Mortgage Debt Relief Programs

For Homeowners

If your finances have been affected by the COVID-19 outbreak, the government is now offering debt relief programs, such as suspended payments (or forbearance), a pause on evictions or foreclosures, or other measures. We’ve collected information from a number of major mortgage issuers, servicers and government programs to be able to find the best relief program that fits your situation.

If you’re having trouble paying your mortgage due to job loss or illness related to the coronavirus, assistance is now available.

We’ve gathered info for you from a range of lenders — but first let’s walk through some basics.

Who Owns Your Mortgage?

Before you can determine if you’re eligible for mortgage relief, you need to know who your loans investor is. Not to be confused with your loans servicer — You want to find out who your loans originator is. For example: FHA, Fannie Mae, Freddie Mac or Conventional.

Debt Relief

 

Government Forbearance

If your loan is owned by Fannie or Freddie Mac, programs like the government forbearance plan may be an option for you. This is when they temporarily pause or reduce your mortgage payments. Servicer allows up to 6 months of missed payments if you’ve run into financial difficulty due to the Coronavirus, such as job loss, reduction in work hours or illness.

Private Mortgage Lender

 

 

If your mortgage isn’t owned by Fannie Mae or Freddie Mac, there are still some relief programs available.

 

Servicer's Forbearance

The same Forbearance programs are available but the difference is the length in time. While Fannie and Freddie Mac loans may get 12 months of relief. Conventional or Private Investor loans may only get 3-6 months.

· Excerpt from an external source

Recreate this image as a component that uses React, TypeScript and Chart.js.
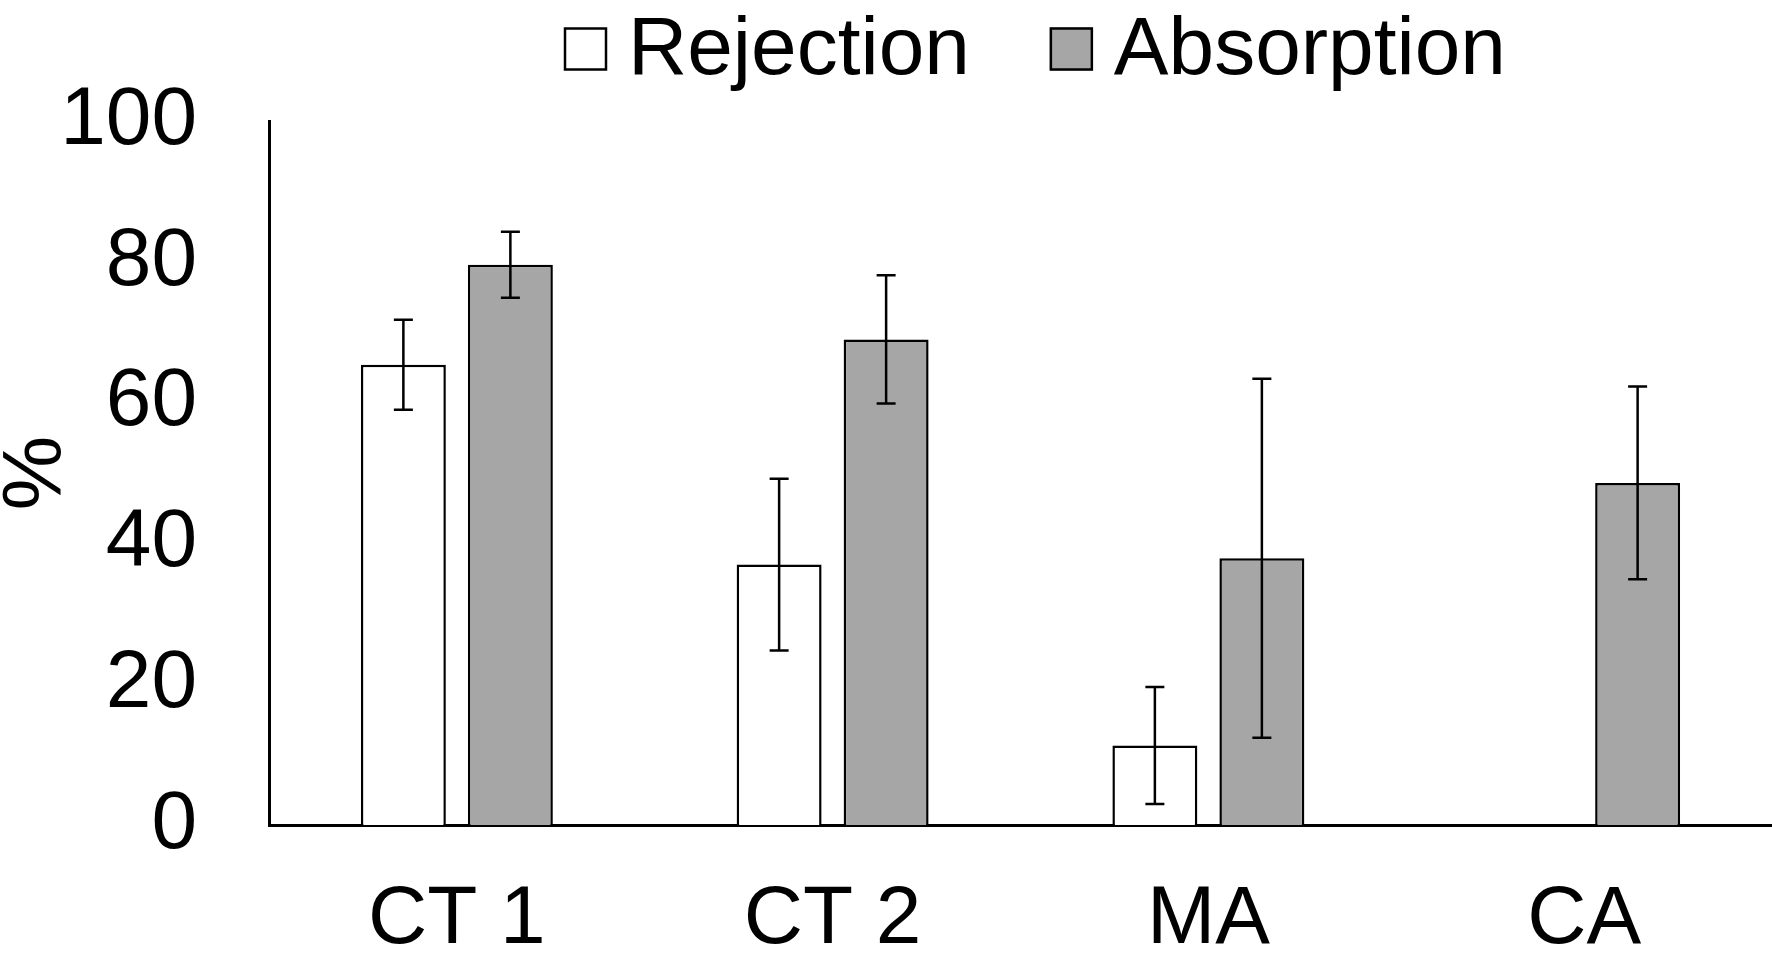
import React, { useEffect, useRef } from 'react';
import { Chart, registerables } from 'chart.js';

Chart.register(...registerables);

const categories = ['CT 1', 'CT 2', 'MA', 'CA'];
const seriesNames = ['Rejection', 'Absorption'];
const rejection: (number | null)[] = [65.4, 37.0, 11.3, null];
const rejectionErr: (number | null)[] = [6.4, 12.2, 8.3, null];
const absorption: (number | null)[] = [79.6, 69.0, 37.9, 48.6];
const absorptionErr: (number | null)[] = [4.7, 9.1, 25.5, 13.7];
const yTicks = [0, 20, 40, 60, 80, 100];
const yTitle = '%';

const FONT = "'Liberation Sans', Arial, sans-serif";
const FS = 82;

const errorBarPlugin = {
  id: 'errorBars',
  afterDatasetsDraw(chart: any) {
    const ctx = chart.ctx;
    const y = chart.scales.y;
    chart.data.datasets.forEach((ds: any, di: number) => {
      const meta = chart.getDatasetMeta(di);
      meta.data.forEach((bar: any, i: number) => {
        const v = ds.data[i];
        const e = ds.errors ? ds.errors[i] : null;
        if (v == null || e == null) return;
        const top = y.getPixelForValue(v + e);
        const bot = y.getPixelForValue(v - e);
        const x = bar.x;
        ctx.save();
        ctx.strokeStyle = '#000';
        ctx.lineWidth = 2.5;
        ctx.beginPath();
        ctx.moveTo(x, top);
        ctx.lineTo(x, bot);
        ctx.moveTo(x - 9.5, top);
        ctx.lineTo(x + 9.5, top);
        ctx.moveTo(x - 9.5, bot);
        ctx.lineTo(x + 9.5, bot);
        ctx.stroke();
        ctx.restore();
      });
    });
  },
};

const legendPlugin = {
  id: 'customLegend',
  afterDraw(chart: any) {
    const ctx = chart.ctx;
    const box = 43;
    const cy = 49;
    let x = 564;
    ctx.save();
    ctx.font = `${FS}px ${FONT}`;
    ctx.textBaseline = 'middle';
    ctx.textAlign = 'left';
    chart.data.datasets.forEach((ds: any) => {
      ctx.fillStyle = ds.backgroundColor;
      ctx.fillRect(x, cy - box / 2, box, box);
      ctx.strokeStyle = '#000';
      ctx.lineWidth = 2.5;
      ctx.strokeRect(x + 1, cy - box / 2 + 1, box - 2, box - 2);
      x += box + 21;
      ctx.fillStyle = '#000';
      ctx.fillText(ds.label, x, cy + 2);
      x += ctx.measureText(ds.label).width + 80;
    });
    ctx.restore();
  },
};

export default function App() {
  const ref = useRef<HTMLCanvasElement | null>(null);

  useEffect(() => {
    document.body.style.margin = '0';
    if (!ref.current) return;
    Chart.defaults.font.family = FONT;
    const chart = new Chart(ref.current, {
      type: 'bar',
      data: {
        labels: categories,
        datasets: [
          {
            label: seriesNames[0],
            data: rejection,
            errors: rejectionErr,
            backgroundColor: '#FFFFFF',
            borderColor: '#000000',
            borderWidth: 2.5,
            barPercentage: 0.794,
            categoryPercentage: 0.5695,
          } as any,
          {
            label: seriesNames[1],
            data: absorption,
            errors: absorptionErr,
            backgroundColor: '#A6A6A6',
            borderColor: '#000000',
            borderWidth: 2.5,
            barPercentage: 0.794,
            categoryPercentage: 0.5695,
          } as any,
        ],
      },
      options: {
        animation: false,
        responsive: true,
        maintainAspectRatio: false,
        layout: { padding: { top: 120, left: 0, right: 0, bottom: 0 } },
        plugins: {
          legend: { display: false },
          tooltip: { enabled: false },
        },
        scales: {
          x: {
            grid: { display: false, drawTicks: false },
            border: { display: true, color: '#000', width: 3 },
            ticks: {
              color: '#000',
              font: { size: FS, family: FONT },
              padding: 46,
              maxRotation: 0,
              autoSkip: false,
            },
            afterFit: (s: any) => {
              s.height = 142;
            },
          },
          y: {
            min: 0,
            max: 100,
            grid: { display: false, drawTicks: false },
            border: { display: true, color: '#000', width: 3 },
            ticks: {
              color: '#000',
              font: { size: FS, family: FONT },
              padding: 72,
            },
            afterBuildTicks: (s: any) => {
              s.ticks = yTicks.map((v) => ({ value: v }));
            },
            title: {
              display: true,
              text: yTitle,
              color: '#000',
              font: { size: 84, family: FONT, lineHeight: 0.9 },
              padding: { top: 0, bottom: 0 },
            },
            afterFit: (s: any) => {
              s.width = 269;
            },
          },
        },
      },
      plugins: [errorBarPlugin, legendPlugin],
    });
    return () => chart.destroy();
  }, []);

  return (
    <div style={{ width: 1772, height: 967, position: 'relative', background: '#fff' }}>
      <canvas ref={ref} />
    </div>
  );
}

Each loan servicer has their own time criterias and review processes. To simplify, some loan servicers are also banks. For example "Bank Of America" is a bank that also services loans. And than you have servicers like Ocwen, Mr. Cooper & SLS who only work to service loans and are not banks. Depending on what type of servicer services your loan and who your loans originator is depends on what type of help you will receive.

Additional Options

 

Mortgage Forbearance

Unlike a Government Forbearance that allows you to pause making your payments. A Mortgage Forbearance is when we negotiate terms to have you repay pass do payments. For example: if you were behind 12 months on your mortgage payments. We could get your loans servicer to allow you to setup a repayment plan "Mortgage Forbearance", and get you brought current by doubling your mortgage payments for 6 months.

Loan Modification

While the forbearance might seem tempting; nothing comes for free. What the servicers and news organizations are not telling you is that once the forbearance comes to an end, all the payments that were paused will come due. So if your not working, it might come as a shock when your loans servicer ask for multiple months of mortgage payments to be paid off in full.

 

Loan Modifications can protect you from having to pay off all those past due payments.

 

We can get you approved for the forbearance and once the forbearance ends, we can get you into a loan modification review. Or we can focus directly on getting you into a loan modification review first if you were already behind on payments prior to Covid-19.

 

It all depends on your current situation and what best fits your needs today.